◆ **Directions for this task**:
Without the pictures, reproduce the records that follow exactly.
##### Supplied material
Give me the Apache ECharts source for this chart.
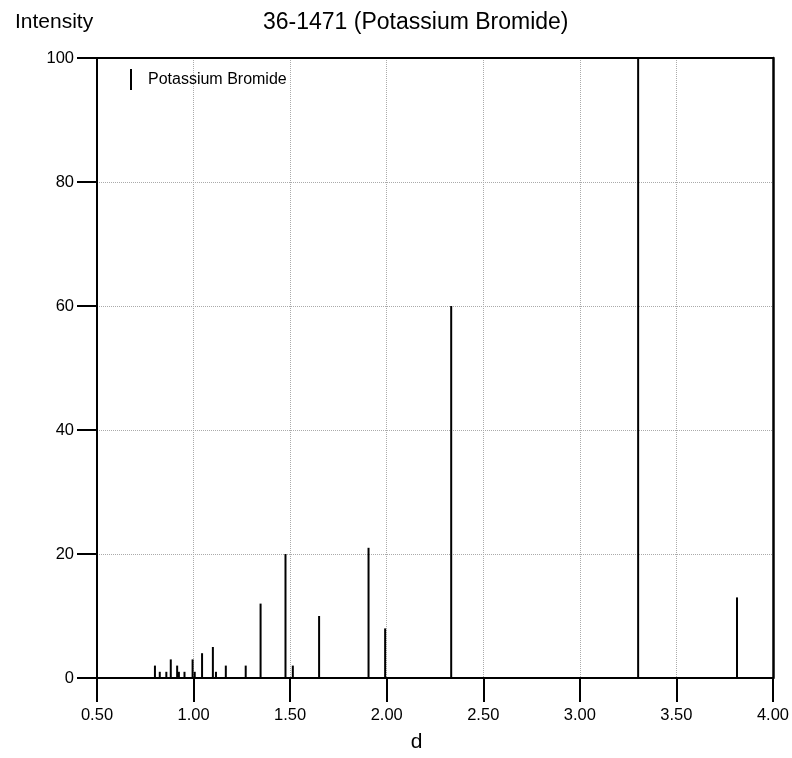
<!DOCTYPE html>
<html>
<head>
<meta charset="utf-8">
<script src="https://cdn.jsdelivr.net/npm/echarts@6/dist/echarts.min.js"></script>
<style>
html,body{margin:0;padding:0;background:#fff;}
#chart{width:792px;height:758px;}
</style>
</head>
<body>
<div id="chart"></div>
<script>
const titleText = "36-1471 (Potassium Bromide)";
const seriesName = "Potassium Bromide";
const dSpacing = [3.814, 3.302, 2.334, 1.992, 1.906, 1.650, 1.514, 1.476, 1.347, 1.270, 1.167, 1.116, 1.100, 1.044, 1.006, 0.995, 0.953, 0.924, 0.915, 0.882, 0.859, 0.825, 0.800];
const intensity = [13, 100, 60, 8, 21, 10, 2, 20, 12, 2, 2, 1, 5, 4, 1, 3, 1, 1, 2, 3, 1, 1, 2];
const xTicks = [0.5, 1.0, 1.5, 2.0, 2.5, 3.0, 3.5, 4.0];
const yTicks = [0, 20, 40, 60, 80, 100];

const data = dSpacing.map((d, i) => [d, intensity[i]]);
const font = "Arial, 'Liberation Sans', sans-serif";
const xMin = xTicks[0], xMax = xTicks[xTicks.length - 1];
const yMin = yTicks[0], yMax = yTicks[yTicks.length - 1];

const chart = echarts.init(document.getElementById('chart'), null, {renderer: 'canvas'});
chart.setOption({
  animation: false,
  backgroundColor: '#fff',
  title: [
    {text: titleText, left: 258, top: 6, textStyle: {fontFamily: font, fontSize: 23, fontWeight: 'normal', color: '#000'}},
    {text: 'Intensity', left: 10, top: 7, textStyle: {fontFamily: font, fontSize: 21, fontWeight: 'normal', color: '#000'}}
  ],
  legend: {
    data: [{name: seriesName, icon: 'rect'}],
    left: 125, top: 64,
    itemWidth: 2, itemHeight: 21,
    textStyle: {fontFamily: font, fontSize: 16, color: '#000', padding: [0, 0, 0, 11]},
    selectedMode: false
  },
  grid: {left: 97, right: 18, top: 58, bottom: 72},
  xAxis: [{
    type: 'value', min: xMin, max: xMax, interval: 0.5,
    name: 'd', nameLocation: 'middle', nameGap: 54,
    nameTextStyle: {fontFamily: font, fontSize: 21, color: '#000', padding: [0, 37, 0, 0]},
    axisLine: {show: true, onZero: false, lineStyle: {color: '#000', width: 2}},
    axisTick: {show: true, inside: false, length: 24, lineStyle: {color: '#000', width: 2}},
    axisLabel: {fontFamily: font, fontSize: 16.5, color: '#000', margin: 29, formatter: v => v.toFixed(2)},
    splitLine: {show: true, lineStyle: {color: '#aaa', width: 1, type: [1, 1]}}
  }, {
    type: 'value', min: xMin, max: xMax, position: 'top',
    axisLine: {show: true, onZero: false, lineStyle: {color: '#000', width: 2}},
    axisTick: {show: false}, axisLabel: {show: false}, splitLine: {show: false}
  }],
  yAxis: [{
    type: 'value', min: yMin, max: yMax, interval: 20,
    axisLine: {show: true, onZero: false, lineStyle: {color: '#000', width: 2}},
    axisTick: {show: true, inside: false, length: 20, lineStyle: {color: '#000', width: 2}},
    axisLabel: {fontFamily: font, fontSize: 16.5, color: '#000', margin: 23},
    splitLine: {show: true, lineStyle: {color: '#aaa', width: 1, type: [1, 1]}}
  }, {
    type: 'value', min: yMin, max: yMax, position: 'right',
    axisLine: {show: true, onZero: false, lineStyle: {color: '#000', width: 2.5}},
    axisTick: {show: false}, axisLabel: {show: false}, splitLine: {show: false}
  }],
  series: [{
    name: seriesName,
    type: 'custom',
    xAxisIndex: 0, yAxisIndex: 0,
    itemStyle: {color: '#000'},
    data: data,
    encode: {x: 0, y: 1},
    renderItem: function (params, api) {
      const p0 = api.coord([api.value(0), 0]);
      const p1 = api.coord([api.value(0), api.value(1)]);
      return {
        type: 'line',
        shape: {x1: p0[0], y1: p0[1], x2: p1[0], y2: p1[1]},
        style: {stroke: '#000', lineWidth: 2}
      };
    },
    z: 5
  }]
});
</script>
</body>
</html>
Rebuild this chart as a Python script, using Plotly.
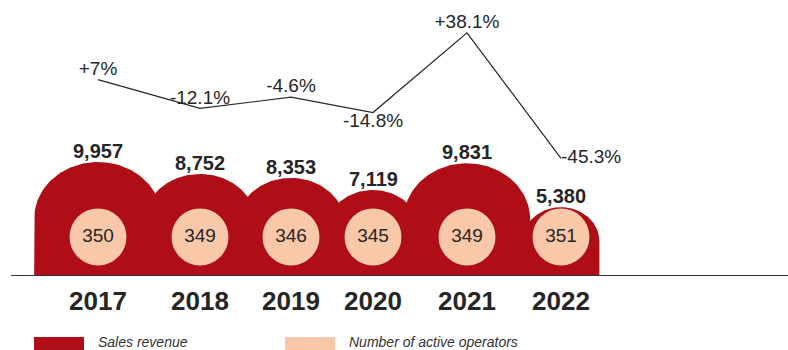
##########
◆ **Reply**:
Give me the Apache ECharts source for this chart.
<!DOCTYPE html>
<html>
<head>
<meta charset="utf-8">
<script src="https://cdn.jsdelivr.net/npm/echarts@6/dist/echarts.min.js"></script>
<style>
html,body{margin:0;padding:0;background:#fff;}
#chart{width:792px;height:758px;}
</style>
</head>
<body>
<div id="chart"></div>
<script>
const titleText = "36-1471 (Potassium Bromide)";
const seriesName = "Potassium Bromide";
const dSpacing = [3.814, 3.302, 2.334, 1.992, 1.906, 1.650, 1.514, 1.476, 1.347, 1.270, 1.167, 1.116, 1.100, 1.044, 1.006, 0.995, 0.953, 0.924, 0.915, 0.882, 0.859, 0.825, 0.800];
const intensity = [13, 100, 60, 8, 21, 10, 2, 20, 12, 2, 2, 1, 5, 4, 1, 3, 1, 1, 2, 3, 1, 1, 2];
const xTicks = [0.5, 1.0, 1.5, 2.0, 2.5, 3.0, 3.5, 4.0];
const yTicks = [0, 20, 40, 60, 80, 100];

const data = dSpacing.map((d, i) => [d, intensity[i]]);
const font = "Arial, 'Liberation Sans', sans-serif";
const xMin = xTicks[0], xMax = xTicks[xTicks.length - 1];
const yMin = yTicks[0], yMax = yTicks[yTicks.length - 1];

const chart = echarts.init(document.getElementById('chart'), null, {renderer: 'canvas'});
chart.setOption({
  animation: false,
  backgroundColor: '#fff',
  title: [
    {text: titleText, left: 258, top: 6, textStyle: {fontFamily: font, fontSize: 23, fontWeight: 'normal', color: '#000'}},
    {text: 'Intensity', left: 10, top: 7, textStyle: {fontFamily: font, fontSize: 21, fontWeight: 'normal', color: '#000'}}
  ],
  legend: {
    data: [{name: seriesName, icon: 'rect'}],
    left: 125, top: 64,
    itemWidth: 2, itemHeight: 21,
    textStyle: {fontFamily: font, fontSize: 16, color: '#000', padding: [0, 0, 0, 11]},
    selectedMode: false
  },
  grid: {left: 97, right: 18, top: 58, bottom: 72},
  xAxis: [{
    type: 'value', min: xMin, max: xMax, interval: 0.5,
    name: 'd', nameLocation: 'middle', nameGap: 54,
    nameTextStyle: {fontFamily: font, fontSize: 21, color: '#000', padding: [0, 37, 0, 0]},
    axisLine: {show: true, onZero: false, lineStyle: {color: '#000', width: 2}},
    axisTick: {show: true, inside: false, length: 24, lineStyle: {color: '#000', width: 2}},
    axisLabel: {fontFamily: font, fontSize: 16.5, color: '#000', margin: 29, formatter: v => v.toFixed(2)},
    splitLine: {show: true, lineStyle: {color: '#aaa', width: 1, type: [1, 1]}}
  }, {
    type: 'value', min: xMin, max: xMax, position: 'top',
    axisLine: {show: true, onZero: false, lineStyle: {color: '#000', width: 2}},
    axisTick: {show: false}, axisLabel: {show: false}, splitLine: {show: false}
  }],
  yAxis: [{
    type: 'value', min: yMin, max: yMax, interval: 20,
    axisLine: {show: true, onZero: false, lineStyle: {color: '#000', width: 2}},
    axisTick: {show: true, inside: false, length: 20, lineStyle: {color: '#000', width: 2}},
    axisLabel: {fontFamily: font, fontSize: 16.5, color: '#000', margin: 23},
    splitLine: {show: true, lineStyle: {color: '#aaa', width: 1, type: [1, 1]}}
  }, {
    type: 'value', min: yMin, max: yMax, position: 'right',
    axisLine: {show: true, onZero: false, lineStyle: {color: '#000', width: 2.5}},
    axisTick: {show: false}, axisLabel: {show: false}, splitLine: {show: false}
  }],
  series: [{
    name: seriesName,
    type: 'custom',
    xAxisIndex: 0, yAxisIndex: 0,
    itemStyle: {color: '#000'},
    data: data,
    encode: {x: 0, y: 1},
    renderItem: function (params, api) {
      const p0 = api.coord([api.value(0), 0]);
      const p1 = api.coord([api.value(0), api.value(1)]);
      return {
        type: 'line',
        shape: {x1: p0[0], y1: p0[1], x2: p1[0], y2: p1[1]},
        style: {stroke: '#000', lineWidth: 2}
      };
    },
    z: 5
  }]
});
</script>
</body>
</html>
Rebuild this chart as a Python script, using Plotly.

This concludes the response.